Otto Reber (date of birth unknown) was a Swiss footballer who played as midfielder in the late 1890s.

==Football career==
Reber joined FC Basel's first team for their 1897–98 season. The official Swiss national championship had not yet been called into life and so the team played only friendly games. He played his first game for the club in the friendly away game on 17 October 1897 as Basel were defeated 3–7 against Zürich. Reber played in six of the club's ten games that season.

The first edition of the official Swiss championship season 1898–99 was played as a knock out competition, divided into three regional groups, an east (region Zürich), a central (regional north-west Switzerland) and west group (Romandy). The winners of each group played the finals in a round-robin tournament. Basel played in the central group semi-final against Old Boys. Reber played his league debut for the club in this home game at the Landhof on 13 November 1898. Because the game was drawn, one goal each, it required a replay. This replay was held in the Stadion Schützenmatte on 18 December 1898. This was also drawn 2–2, despite an agreed 2x 20 minutes extra time. Because the Old Boys complained that the first FCB goal scored by Rudolf La Roche in the 10th minute had been scored by hand, they protested and the ASF-SFV had to deal with the matter. Subsequently, the protest was approved and the game awarded - and the disputed goal was simply deducted from the score to give the final result. Thus the Old Boys became the first forfait winners in Swiss football history and Basel were knocked out of the competition. The Old Boys advanced to the finals, but the Anglo-American Club Zürich became Swiss champions.

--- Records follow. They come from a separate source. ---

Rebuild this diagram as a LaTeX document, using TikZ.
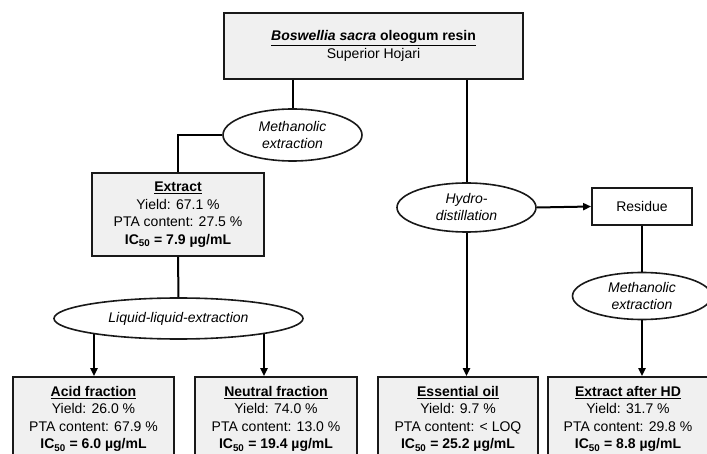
\documentclass[tikz,border=0pt]{standalone}
\usepackage{fontspec}
\setmainfont{Liberation Sans}
\usepackage{tikz}
\usetikzlibrary{shapes,arrows.meta,positioning,backgrounds}

\begin{document}
\begin{tikzpicture}[x=1pt, y=1pt,
    box/.style={rectangle, draw=black!90, line width=1.8pt, fill=gray!12, minimum width=160pt, minimum height=84pt, inner sep=0pt, align=center, font=\fontsize{14}{17.5}\selectfont},
    proc/.style={ellipse, draw=black!90, line width=1.6pt, fill=white, minimum width=139pt, minimum height=50pt, inner sep=0pt, align=center, font=\fontsize{14}{17}\selectfont\itshape},
    link/.style={line width=2pt},
    arrow/.style={line width=2pt, -{Triangle[length=8pt,width=7pt]}}]

    \useasboundingbox (0,0) rectangle (707,-454);
    \clip (0,0) rectangle (707,-454);

    % Resin
    \node[box, minimum width=299pt, minimum height=66pt] (resin) at (373.5,-46)
        {\underline{\textbf{\textit{Boswellia sacra} oleogum resin}}\\Superior Hojari};

    % Methanolic extraction of the resin
    \node[proc, minimum height=52pt] (meth) at (292.5,-135) {Methanolic\\extraction};

    % Extract
    \node[box, minimum width=172pt, minimum height=83pt] (extract) at (178,-214.5)
        {\underline{\textbf{Extract}}\\Yield: 67.1 \%\\PTA content: 27.5 \%\\\textbf{IC\textsubscript{50} = 7.9 µg/mL}};

    % Liquid-liquid-extraction
    \node[proc, minimum width=249pt, minimum height=41pt] (lle) at (178.5,-318.5) {Liquid-liquid-extraction};
    \coordinate (acidin) at (94,-318.5);
    \coordinate (neutralin) at (264,-318.5);

    % Fractions
    \node[box, minimum width=161pt] (acid) at (93.5,-419)
        {\underline{\textbf{Acid fraction}}\\Yield: 26.0 \%\\PTA content: 67.9 \%\\\textbf{IC\textsubscript{50} = 6.0 µg/mL}};
    \node[box, minimum width=162pt] (neutral) at (276,-419)
        {\underline{\textbf{Neutral fraction}}\\Yield: 74.0 \%\\PTA content: 13.0 \%\\\textbf{IC\textsubscript{50} = 19.4 µg/mL}};

    % Hydrodistillation
    \node[proc, minimum height=49pt] (hydro) at (466.5,-207.5) {Hydro-\\distillation};

    % Residue
    \node[rectangle, draw=black!90, line width=1.8pt, fill=white, minimum width=100pt, minimum height=37pt, inner sep=0pt, font=\fontsize{14}{17}\selectfont] (residue) at (642,-206.5) {Residue};

    % Methanolic extraction of the residue
    \node[proc, minimum height=47pt] (methhd) at (642,-296) {Methanolic\\extraction};

    % Essential oil and extract after HD
    \node[box] (oil) at (458,-419)
        {\underline{\textbf{Essential oil}}\\Yield: 9.7 \%\\PTA content: < LOQ\\\textbf{IC\textsubscript{50} = 25.2 µg/mL}};
    \node[box] (hd) at (628,-419)
        {\underline{\textbf{Extract after HD}}\\Yield: 31.7 \%\\PTA content: 29.8 \%\\\textbf{IC\textsubscript{50} = 8.8 µg/mL}};

    % Connectors
    \draw[link] (meth.north |- resin.south) -- (meth.north);
    \draw[link] (meth.west) -| (extract.north);
    \draw[link] (extract.south) -- (lle.north);
    \begin{scope}[on background layer]
        \draw[arrow] (acidin) -- (acidin |- acid.north);
        \draw[arrow] (neutralin) -- (neutralin |- neutral.north);
    \end{scope}
    \draw[link] (hydro.north |- resin.south) -- (hydro.north);
    \draw[arrow] (hydro.south) -- (hydro.south |- oil.north);
    \draw[arrow] (hydro.east) -- (residue.west);
    \draw[link] (residue.south) -- (methhd.north);
    \draw[arrow] (methhd.south) -- (methhd.south |- hd.north);

\end{tikzpicture}
\end{document}
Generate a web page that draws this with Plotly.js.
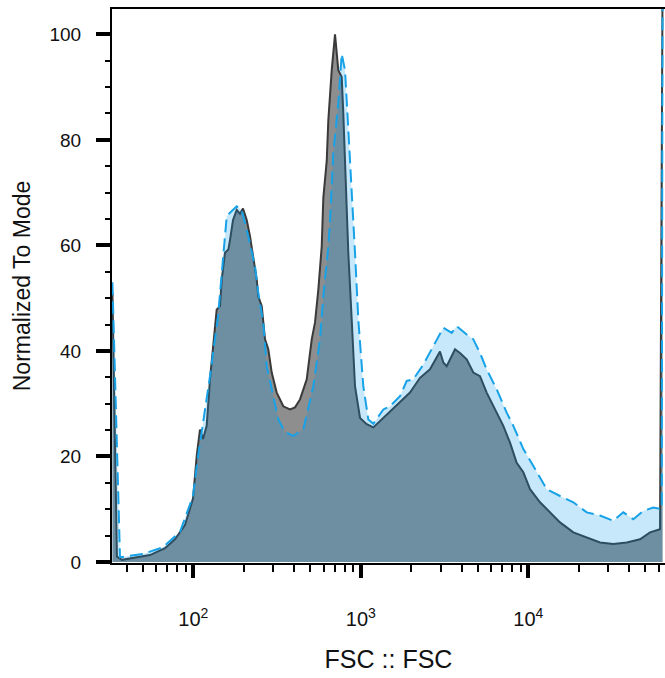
<!DOCTYPE html>
<html>
<head>
<meta charset="utf-8">
<script src="https://cdn.plot.ly/plotly-3.0.1.min.js"></script>
<style>html,body{margin:0;padding:0;background:#fff;}#chart{width:665px;height:678px;}</style>
</head>
<body>
<div id="chart"></div>
<script>
// Sample 1 (gray, solid outline)
const fscGray = [32.9, 35.0, 37.5, 44.9, 55.1, 67.8, 77.7, 89.2, 95.6, 99.6, 104.8, 109.6, 114.3, 120.2, 125.8, 137.9, 144.3, 147.8, 154.6, 161.8, 165.6, 172.6, 181.6, 190.0, 198.0, 208.4, 218.1, 228.2, 239.1, 244.4, 256.1, 268.0, 280.4, 293.8, 314.8, 344.6, 377.8, 404.8, 433.5, 475.4, 509.3, 532.9, 557.7, 584.3, 597.3, 625.9, 639.8, 670.4, 701.5, 734.0, 769.1, 786.2, 815.9, 842.2, 882.4, 923.4, 989.0, 1084, 1188, 1302, 1494, 1714, 1966, 2256, 2588, 2970, 3108, 3256, 3650, 3910, 4287, 4695, 5146, 5643, 6180, 7091, 7776, 8523, 9335, 10235, 11747, 13478, 15465, 18567, 22324, 26797, 32166, 38684, 46443, 53295, 61149, 63300];
const countGray = [51, 1.0, 0.4, 0.8, 1.3, 2.6, 4.3, 7, 10, 12, 20.1, 25.1, 23.3, 25.8, 34.6, 47.8, 48.5, 53.5, 58.6, 59.2, 61, 64.8, 66.7, 66, 67, 64.8, 61.7, 57.9, 53.5, 50.3, 48.5, 42.2, 40.3, 35.9, 32.1, 29.5, 28.9, 29.3, 30.8, 34.6, 42.2, 45.4, 51.6, 59.8, 69, 76, 83.7, 93.2, 100, 93.2, 91.9, 85, 71.1, 58.6, 45.9, 33.3, 27.3, 26.1, 25.5, 26.7, 28.6, 30.2, 32.1, 34.9, 36.5, 39.9, 37.8, 37.1, 40.3, 39.6, 38.4, 35.9, 35.2, 32.1, 29.5, 25.8, 22.6, 18.8, 17, 13.8, 11.3, 9.4, 7.5, 5.6, 4.7, 3.7, 3.4, 3.7, 4.3, 5.6, 6.2, 110];

// Sample 2 (light blue, dashed outline)
const fscBlue = [32.9, 36.5, 50.1, 65.9, 83.3, 99.6, 106.7, 125.8, 140.4, 148.4, 158.3, 165.6, 181.6, 194.5, 203.5, 213.0, 233.6, 244.4, 261.8, 274.3, 300.4, 321.8, 352.7, 395.4, 453.7, 520.5, 570.6, 597.3, 639.8, 654.9, 685.2, 734.0, 769.1, 804.8, 842.2, 882.4, 923.4, 966.3, 1035, 1109, 1188, 1363, 1494, 1714, 1879, 2058, 2361, 2709, 3108, 3489, 3737, 4287, 4695, 5146, 5643, 6477, 7430, 8138, 9335, 10713, 12879, 15465, 18567, 22324, 26797, 32166, 36925, 42364, 48604, 55770, 62580, 63300];
const countBlue = [53, 0.9, 1.5, 2.8, 5.7, 12.5, 20, 35.2, 46.5, 55, 65.5, 66.2, 67.4, 66.7, 64.3, 61.7, 56, 51, 45.3, 37.1, 31.4, 27, 24.6, 23.9, 25.1, 33.3, 42.2, 50.3, 59.8, 64.8, 77.5, 87, 96.3, 93.2, 81.9, 71.1, 58.6, 45.9, 33.3, 27, 26.2, 28.9, 29.5, 31.4, 34.3, 34.6, 37.4, 40.9, 44.4, 43.4, 44.7, 43.1, 42.2, 39.6, 36.5, 32.7, 28.3, 25.8, 21.4, 18.2, 13.8, 12.5, 11.3, 9.4, 8.8, 7.8, 9.4, 8.1, 9.7, 10.3, 10.0, 110];

// Axis ticks
const xMajorVals = [100, 1000, 10000];
const xMajorText = ['10<sup>2</sup>', '10<sup>3</sup>', '10<sup>4</sup>'];
const xMinorVals = [40, 50, 60, 70, 80, 90, 200, 300, 400, 500, 600, 700, 800, 900,
                    2000, 3000, 4000, 5000, 6000, 7000, 8000, 9000, 20000, 30000, 40000, 50000, 60000];
const yMajorVals = [0, 20, 40, 60, 80, 100];
const yMajorText = ['0', '20', '40', '60', '80', '100'];

const traces = [
  {
    x: fscGray, y: countGray, type: 'scatter', mode: 'lines',
    fill: 'tozeroy', fillcolor: '#8e8e8e',
    line: {color: '#3a3a3a', width: 2, shape: 'linear'},
    hoverinfo: 'skip'
  },
  {
    x: fscBlue, y: countBlue, type: 'scatter', mode: 'lines',
    fill: 'tozeroy', fillcolor: 'rgba(0,150,230,0.22)',
    line: {color: '#17a2e8', width: 2, dash: '13px,6px', shape: 'linear'},
    hoverinfo: 'skip'
  }
];

const layout = {
  width: 665, height: 678,
  margin: {l: 112, r: 0, t: 9, b: 115, pad: 0},
  paper_bgcolor: '#ffffff', plot_bgcolor: '#ffffff',
  showlegend: false,
  font: {family: 'Liberation Sans, Arial, sans-serif', color: '#111111', size: 19},
  xaxis: {
    type: 'log', range: [1.5146, 4.816],
    showline: true, linecolor: '#000000', linewidth: 2, mirror: true,
    showgrid: false, zeroline: false,
    ticks: 'outside', ticklen: 13, tickwidth: 4, tickcolor: '#000000',
    tickmode: 'array', tickvals: xMajorVals, ticktext: xMajorText,
    tickfont: {size: 20, color: '#111111'},
    ticklabelstandoff: 24,
    minor: {tickmode: 'array', tickvals: xMinorVals, ticks: 'outside', ticklen: 7, tickwidth: 2, tickcolor: '#000000', showgrid: false},
    title: {text: 'FSC :: FSC', font: {size: 25, color: '#111111'}, standoff: 21},
    automargin: false
  },
  yaxis: {
    range: [-0.2, 104.8],
    showline: true, linecolor: '#000000', linewidth: 2,
    showgrid: false, zeroline: false,
    ticks: 'outside', ticklen: 14, tickwidth: 4, tickcolor: '#000000',
    tickmode: 'array', tickvals: yMajorVals, ticktext: yMajorText,
    tickfont: {size: 19, color: '#111111'},
    ticklabelstandoff: 11,
    minor: {dtick: 5, tick0: 0, ticks: 'outside', ticklen: 5, tickwidth: 2, tickcolor: '#000000', showgrid: false},
    title: {text: 'Normalized To Mode', font: {size: 23, color: '#111111'}, standoff: 12},
    automargin: false
  }
};

Plotly.newPlot('chart', traces, layout, {displayModeBar: false, staticPlot: true});
</script>
</body>
</html>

A curiosity in their 1898–99 season was the friendly game in Zürich on 5 March 1899. The majority of them English students, had formed a club and the members of the Anglo-American Club even attended the founder meeting of the Swiss Football Association (ASF-SFV) in April 1895. They had found a place to play their games, although the Zurich commons was by no means ideal. It was often that the players found the grounds very sludgy or with freshly raised molehills. But at least, it was a homestead that was soon called "Anglo-Platz". Suddenly the announcement: "By decree of the military directorate of the canton of Zurich it is forbidden until further notice to play on the military training area Allmend". In the age of mobile communications, a short-term postponement may not attract much attention. But at the end of the 19th century constant accessibility wasn't even wishful thinking. The following could be read about the game against FC Basel which was brought forward from the afternoon to the morning: “As a result, the Anglos, who were only partially able to notify their people, started the game with only seven men. Only during the course of the game was the team completed to the full eleven. There were also replacements in Basel's team, because some players did not arrive until a later train. The appointed referee was not there because he been scheduled for the afternoon. The crowd consisted of approximately 10 to 20 spectators. Under such circumstances, such an important match should not have been played." Despite all the obstacles: The game became a demonstration of the superiority of the British players from Zurich. The Anglo American Football Club won the match 10–0, with their center forward Robert Collinson alone scoring 8 goals. By then, at the latest, it was clear that the Anglos would be unstoppable on their way to the title.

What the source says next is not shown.